伊藤誠一郎氏は、ビジネスパーソンにプレゼンのやり方をコンサルティングする事業を行っており、趣味で旅行した時以来のファンとなったバス・ツアーの経験から、バスガイド研究家でもある。
本書は、企業の行うプレゼンと、バスガイドが行う旅行案内の共通点に焦点を当てた 「プレゼン術」 の本だが、思いのほかビジネス・プレゼンとバスガイドの共通スキルがあることに驚いた。
本書によれば、プレゼンは準備が9割、本番が1割のウエイト配分だ。まず、プレゼンの構成として、以下の3点を最初にのべることが大切だ、という。
1.テーマ: 何についての話なのか
2.結 論 : 何が言いたいのか
3.目 的: 何を目的として、ポイント(できれば3つ)は何なのか
以上の3点は、バスガイドで言えば、①旅のテーマ、②目的地、③見どころ(3ヶ所)、ということになる。バス・ツアーの場合はつねに今、旅行工程のどこにいるのかを乗客に意識させるが、ビジネス・プレゼンもそれと同じだ。
次に、重要ポイント3点(3ヶ所の見どころ=観光スポット)だが、これはプレゼンの本論に当たる部分なので、シナリオを作るべきだ。基本は、①下地作り、②展開、③仕上げ、の3部構成だ。
具体的には、プレゼンの冒頭は次のような展開になる。
1.まず、今日は 「このテーマ」 についてお話します。
2.私はこれについて、「このような結論」 と考えます。
3.ぜひ皆さんに、「この目的」 をしていただきたいので、「論点1」、「論点2」、「論点3」 という順番で進めていきます。
このような基本の 「型」 をしっかりと準備してプレゼンに臨むことが大切だ。
それから、構成ができたら練習が重要だ。企業のプレゼンではこれが圧倒的に不足している。準備9割のうち3分の1、全体の3割は練習にあてるべきだ。

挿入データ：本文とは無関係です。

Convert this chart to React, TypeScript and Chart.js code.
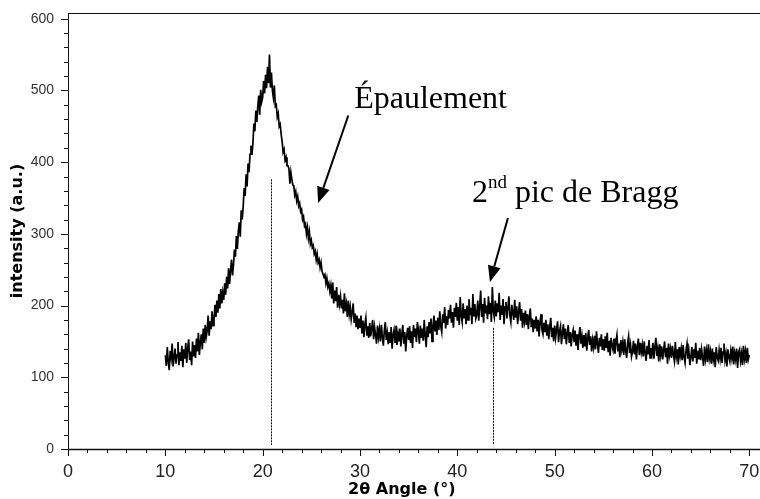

プレゼンの練習には、歩きながら練習がいいという。それは、①外を見ながら(聴衆に視線)、②雑音の中で、③リズム感っを持って、練習できるからだ。
プレゼンテーションは聴き手を楽しませるものなので、自分がプレゼンを楽しむように進めなければならない。緊張した表情で堅苦しい言葉を並べてはだめだ。
プレゼンターの心構えとして、最後に著者は次の7つを挙げて本書を締めくくっている。
1.How To より、How Wonderful を伝える
2.比喩表現と 「 」 の会話形式を使う
3.3つのポイントにまとめる
4.超ポジティブなキャラクターを演じる
5.お手本のプレゼンターのコピーから始める
6.興味・関心を持って、日頃から人の話をよく聞く
7.プレゼンの機会を自ら作り出す
以上の心構えが大切になるのだ。
ビジネスのプレゼン上達に悩む人々は多い。競争がますます厳しくなる中でプレゼンのスキルは重要性を増している。多くのビジネスパーソンに本書の一読を薦めたい。